KENYON: Well, this is a pretty new development, and it's still in the very early stages, but it looks like Turkish prosecutors have been given the green light to go after people suspected of having played a role in what critics call the long-running practice of evading building codes designed specifically to make buildings more earthquake-resistant. Now, this isn't really new in Turkey. It's been a lot of complaints about things like this in the numerous earthquakes over the past decades. But this is a little bit different. I mean, this time, unlike in the aftermath of past quakes, Turkey's justice officials may actually be prepared to hold to account those found to have had a role in the construction of these substandard buildings. That, of course, remains to be seen.
MARTIN: Are there specific laws that they're accused of violating?

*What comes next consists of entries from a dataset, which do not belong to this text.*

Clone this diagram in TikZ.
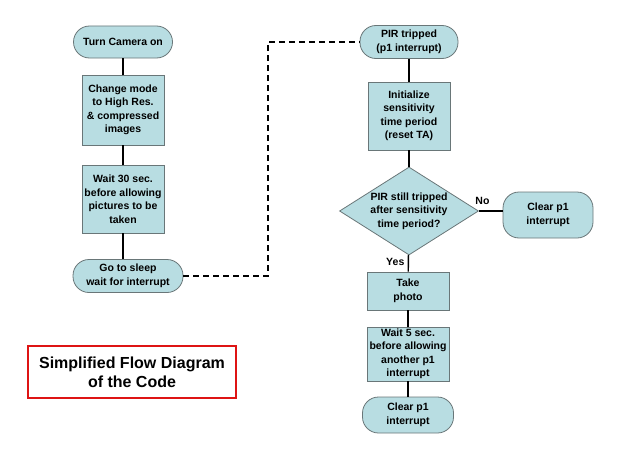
\documentclass[tikz,border=0pt]{standalone}
\usepackage{fontspec}
\setmainfont{Liberation Sans}
\usetikzlibrary{shapes.geometric}
\definecolor{flowfill}{RGB}{184,221,226}
\definecolor{flowedge}{RGB}{105,118,120}
\definecolor{titlered}{RGB}{222,20,20}
\begin{document}
\begin{tikzpicture}[x=1pt,y=-1pt,
    txt/.style={font=\fontsize{10.5}{13.5}\selectfont\bfseries,align=center},
    procbox/.style={txt,draw=flowedge,fill=flowfill,line width=0.8pt,inner sep=1pt,minimum width=82pt},
    termbox/.style={txt,draw=flowedge,fill=flowfill,line width=0.8pt,rounded corners=16pt,inner sep=1pt},
    decbox/.style={txt,diamond,aspect=1.6,draw=flowedge,fill=flowfill,line width=0.8pt,inner sep=-6pt,minimum width=139pt,minimum height=88pt},
    link/.style={black,line width=1.4pt}]
\useasboundingbox (0,0) rectangle (620,460);
%Left column
    \node[termbox,minimum width=99pt,minimum height=32pt] (camera) at (123,42) {Turn Camera on};
    \node[procbox,minimum height=70pt] (mode) at (123,110) {Change mode\\to High Res.\\\& compressed\\images};
    \node[procbox,minimum height=68pt] (wait30) at (123,199) {Wait 30 sec.\\before allowing\\pictures to be\\taken};
    \node[termbox,minimum width=110pt,minimum height=33pt] (sleep) at (128,276) {Go to sleep\\wait for interrupt};
    \draw[link] (camera) -- (mode);
    \draw[link] (mode) -- (wait30);
    \draw[link] (wait30.south) -- (wait30.south |- sleep.north);
%Right column
    \node[termbox,minimum width=98pt,minimum height=33pt] (pir) at (409,42) {PIR tripped\\(p1 interrupt)};
    \node[procbox,minimum height=68pt] (init) at (409,116) {Initialize\\sensitivity\\time period\\(reset TA)};
    \node[decbox] (still) at (409,211) {PIR still tripped\\after sensitivity\\time period?};
    \node[termbox,minimum width=90pt,minimum height=46pt] (clearno) at (548,215) {Clear p1\\interrupt};
    \node[procbox,minimum height=38pt] (photo) at (408,291) {Take\\photo};
    \node[procbox,minimum height=54pt] (wait5) at (408,354) {Wait 5 sec.\\before allowing\\another p1\\interrupt};
    \node[termbox,minimum width=91pt,minimum height=36pt] (clearend) at (408,415) {Clear p1\\interrupt};
    \draw[link] (pir) -- (init);
    \draw[link] (init) -- (still);
    \draw[link] (still.east) -- node[txt,above,pos=0.15,yshift=2pt] (no) {No} (clearno.west |- still.east);
    \draw[link] (still) -- node[txt,left,pos=0.4] (yes) {Yes} (photo);
    \draw[link] (photo) -- (wait5);
    \draw[link] (wait5) -- (clearend);
%Dashed jump between the columns
    \coordinate (bend) at (268,160);
    \draw[black,line width=1.7pt,dash pattern=on 6pt off 4pt] (sleep.east) -| (bend) |- (pir.west);
%Caption
    \node[draw=titlered,line width=2.8pt,minimum width=208pt,minimum height=52pt,align=center,
          font=\fontsize{16}{19}\selectfont\bfseries] (caption) at (132,372) {Simplified Flow Diagram\\of the Code};
\end{tikzpicture}
\end{document}
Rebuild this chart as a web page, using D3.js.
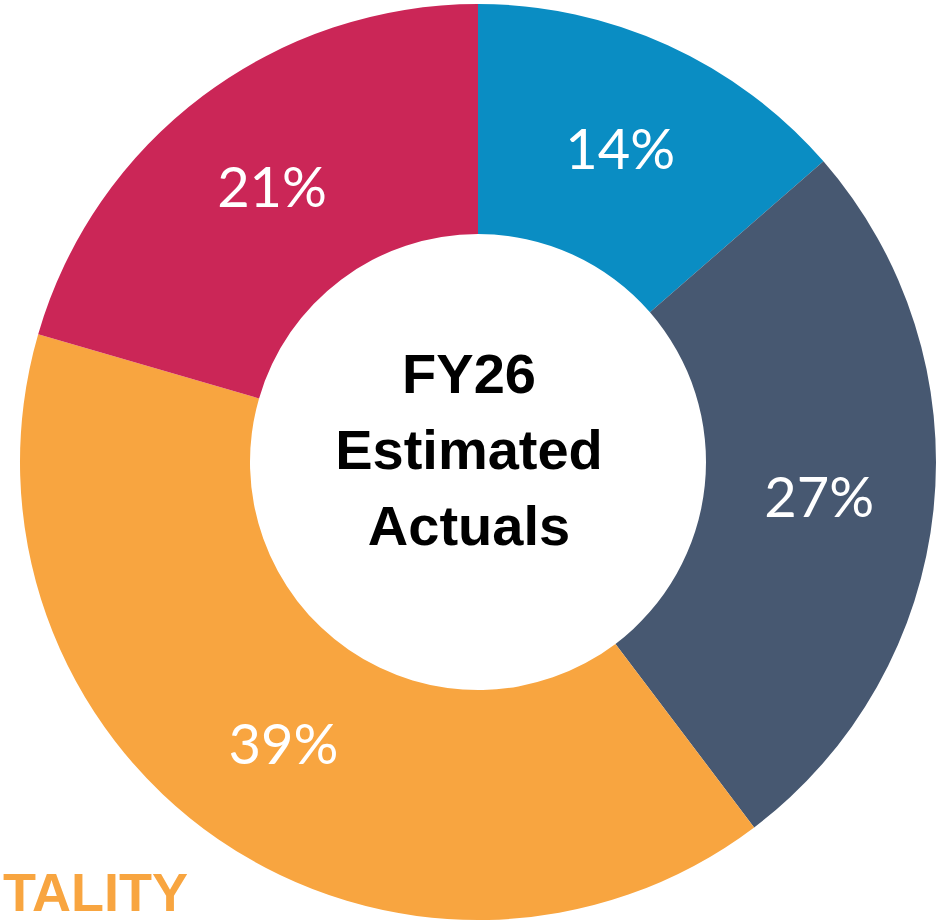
<!DOCTYPE html>
<html>
<head>
<meta charset="utf-8">
<script src="https://cdn.jsdelivr.net/npm/d3@7"></script>
<style>
  html, body { margin: 0; padding: 0; background: #fff; }
</style>
</head>
<body>
<div id="canvas"></div>
<script>
// --- data (clockwise from 12 o'clock)
var categories = ["A", "B", "C", "D"];
var shares = [13.6, 26.1, 39.8, 20.5];
var labels = ["14%", "27%", "39%", "21%"];
var colors = ["#0a8dc3", "#475871", "#f8a540", "#cb2657"];
var centerLines = ["FY26", "Estimated", "Actuals"];
var cutText = "TALITY";

var W = 948, H = 921;
var cx = 478, cy = 462;
var outerR = 458, innerR = 228;

var svg = d3.select('#canvas')
  .append('svg')
  .attr('width', W)
  .attr('height', H);

var plot = svg.append('g')
  .attr('transform', 'translate(' + cx + ',' + cy + ')');

var pie = d3.pie()
  .sort(null)
  .value(function(d){ return d; });

var arc = d3.arc()
  .innerRadius(innerR)
  .outerRadius(outerR);

var slices = pie(shares);

plot.selectAll('path')
  .data(slices)
  .enter()
  .append('path')
  .attr('d', arc)
  .attr('fill', function(d, i){ return colors[i]; });

// --- percent labels at the slice centroids
plot.selectAll('text.pct')
  .data(slices)
  .enter()
  .append('text')
  .attr('class', 'pct')
  .attr('x', function(d){ return arc.centroid(d)[0]; })
  .attr('y', function(d){ return arc.centroid(d)[1]; })
  .attr('dy', '0.35em')
  .attr('text-anchor', 'middle')
  .attr('font-family', 'Lato, "Open Sans", sans-serif')
  .attr('font-size', '56px')
  .attr('fill', '#fff')
  .text(function(d, i){ return labels[i]; });

// --- centre title
plot.selectAll('text.title')
  .data(centerLines)
  .enter()
  .append('text')
  .attr('class', 'title')
  .attr('x', -9)
  .attr('y', function(d, i){ return -69 + i * 76; })
  .attr('text-anchor', 'middle')
  .attr('font-family', '"Liberation Sans", Arial, sans-serif')
  .attr('font-weight', 'bold')
  .attr('font-size', '56px')
  .attr('fill', '#000')
  .text(function(d){ return d; });

// --- clipped word in the lower left corner
svg.append('text')
  .attr('x', 3)
  .attr('y', 911)
  .attr('font-family', '"Liberation Sans", Arial, sans-serif')
  .attr('font-weight', 'bold')
  .attr('font-size', '54px')
  .attr('fill', '#f8a540')
  .text(cutText);
</script>
</body>
</html>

KENYON: Yes. Yes, quite a few, actually. I mean, Turkey's justice minister says those under investigation are suspected of violating construction codes put in place following the 1999 earthquake near Istanbul. And that one killed some 17,000 people. And as you noted at the top, this quake's death toll is already far higher than that. And I'm hearing stories resurfacing about practices such as so-called construction amnesties. They began decades ago but continued until just a few years ago. And these are basically moves that allow contractors to cut corners. And critics say that has left buildings more vulnerable to earthquakes. Now, my NPR colleagues have been hearing that some builders had certain moves, such as concealing extra stories, maybe building them below ground or other tricks. Here's a real estate broker. His name is Sonmez. He's from Islahiye. Here's what he had to say.
SHAYMIS SONMEZ: (Speaking Turkish).
KENYON: Now, he's saying the builder gets permission to build four stories, but he builds eight. And he gets people in there very quickly. And the result is it's harder for the state to do too much about it. Now, though, things seem to be different. We're hearing reports of contractors being arrested at the Istanbul airport, reportedly attempting to flee the country.
MARTIN: So, Peter, before we let you go, we've been hearing stories all week about rescue efforts. As we said, it's been a week now. Are they still looking for survivors?
KENYON: They are. And while the numbers have dropped off since the first few days, crews are still finding people alive. In the Turkish city of Antakya, a Syrian man was pulled to safety after 156 hours under the rubble. The city of Hatay released videos showing rescues of a father and daughter and a 10-year-old girl. Now, on the other hand, we're hearing that the Israeli rescue team has suddenly decided to leave Turkey after receiving intelligence that a threat to their safety could be imminent.
MARTIN: That is NPR's Peter Kenyon in Istanbul. Peter, thank you so much.